Such effects seem to show a rising current of air.

I will endeavour to explain my conceptions of this matter by figures, representing a plan and an elevation of a spout or whirlwind.

I would only first beg to be allowed two or three positions mentioned in my former paper.

1. That the lower region of air is often more heated, and so more rarefied, than the upper; consequently, specifically lighter. The coldness of the upper region is manifested by the hail which sometimes falls from it in a hot day.

2. That heated air may be very moist, and yet the moisture so equally diffused and rarefied as not to be visible till colder air mixes with it, when it condenses and becomes visible. Thus our breath, invisible in summer, becomes visible in winter.

Now let us suppose a tract of land or sea, of perhaps sixty miles square, unscreened by clouds and unfanned by winds during great part of a summer's day, or, it may be, for several days successively, till it is violently heated, together with the lower region of air in contact with it, so that the said lower air becomes specifically lighter than the superincumbent higher region of the atmosphere in which the clouds commonly float: let us suppose, also, that the air surrounding this tract has not been so much heated during those days, and, therefore, remains heavier.

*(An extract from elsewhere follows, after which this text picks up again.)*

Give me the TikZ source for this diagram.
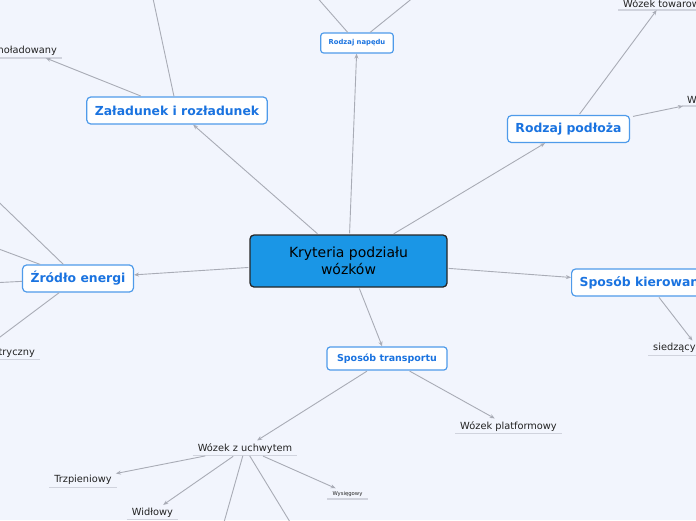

The consequence of this should be, as I conceive, that the heated lighter air, being pressed on all sides, must ascend, and the heavier descend; and as this rising cannot be in all parts, or the whole area of the tract at once, for that would leave too extensive a vacuum, the rising will begin precisely in that column that happens to be the lightest or most rarefied; and the warm air will flow horizontally from all points to this column, where the several currents meeting, and joining to rise, a whirl is naturally formed, in the same manner as a whirl is formed in the tub of water, by the descending fluid flowing from all sides of the tub to the hole in the centre.

And as the several currents arrive at this central rising column with a considerable degree of horizontal motion, they cannot suddenly change it to a vertical motion; therefore, as they gradually, in approaching the whirl, decline from right curved or circular lines, so, having joined the whirl, they ascend by a spiral motion, in the same manner as the water descends spirally through the hole in the tub before mentioned.

Lastly, as the lower air, and nearest the surface, is most rarefied by the heat of the sun, that air is most acted on by the pressure of the surrounding cold and heavy air, which is to take its place; consequently, its motion towards the whirl is swiftest, and so the force of the lower part of the whirl or trump strongest, and the centrifugal force of its particles greatest; and hence the vacuum round the axis of the whirl should be greatest near the earth or sea, and be gradually diminished as it approaches the region of the clouds, till it ends in a point, as at P, Fig. 2. in the plate, forming a long and sharp cone.

In figure 1, which is a plan or groundplat of a whirlwind, the circle V represents the central vacuum.

Between a a a a and b b b b I suppose a body of air, condensed strongly by the pressure of the currents moving towards it from all sides without, and by its centrifugal force from within, moving round with prodigious swiftness (having, as it were, the entire momenta of all the currents → → united in itself), and with a power equal to its swiftness and density.